これは京都の街中に残る森の音。この音と箱根で出会ったことが大きな始まりです。
『陰陽師』という小説の音をどうやって作ろうと試行錯誤を繰り返していた時に偶然に出会った音。
箱根のヒメシャラの原生林にある美術館。モネの「バラ色のボート」に揺蕩うようにその音は添えられていました。私は美術館の方に鉛筆と紙を借り、夢中でその音の様子を書き写しました。水の流れる音、森の木の葉のざわめき、鳥の声、舟を櫂で漕ぐ音。
糺ノ森の音は、今も街中に残る貴重な音です。
縄文の頃から変わっていないのかもしれません。


今回のアルバムのテーマの一つが縄文。
オノマトペ。日本の言葉。龍笛。ジャズ。打楽器。
それに加え背景音を使うことで一気に空間が広がりました。
素晴らしい音です。
音楽家はもちろん、音を作ってくださったエンジニア、糺ノ森の音を提供してくださった大学教授、今回の音にまつわるすべての人たち、関係者の方々のおかげです。
縄文の原風景音が人と人をつなぎ、音が物語を生み、物語が音を生む。
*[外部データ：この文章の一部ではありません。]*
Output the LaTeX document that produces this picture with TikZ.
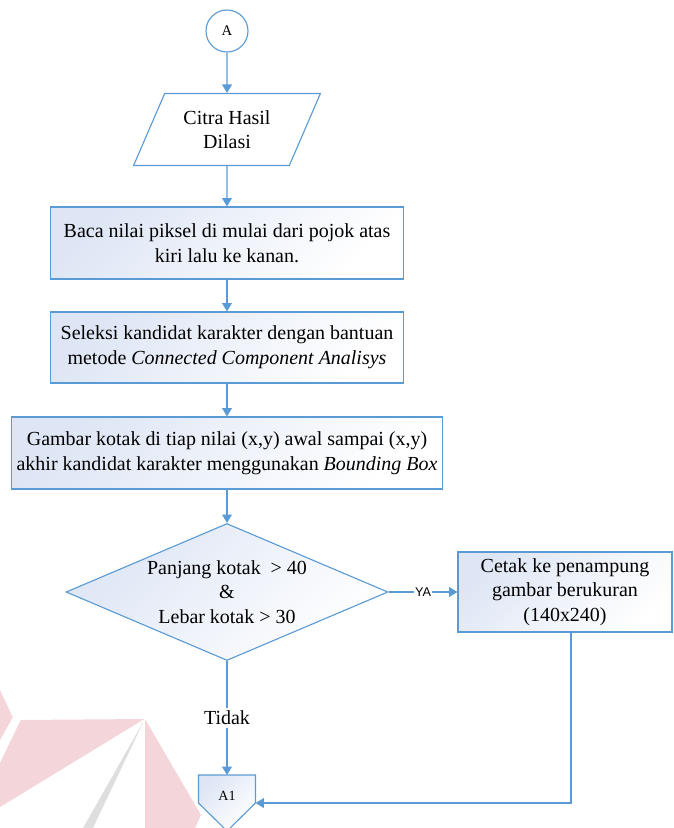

ジャズのインプロのように作品が出来上がっていきました。



写真は東北の渓流でこの6月に撮影しました。
縄文時代から変わることのない風景の一つです。
もしかしたら大昔の糺ノ森もこういう森だったのかもしれません。

北欧の草地や森から、日本の森へ。
しばらくは心が北欧に戻れないくらいに深くのめり込んでしまいました。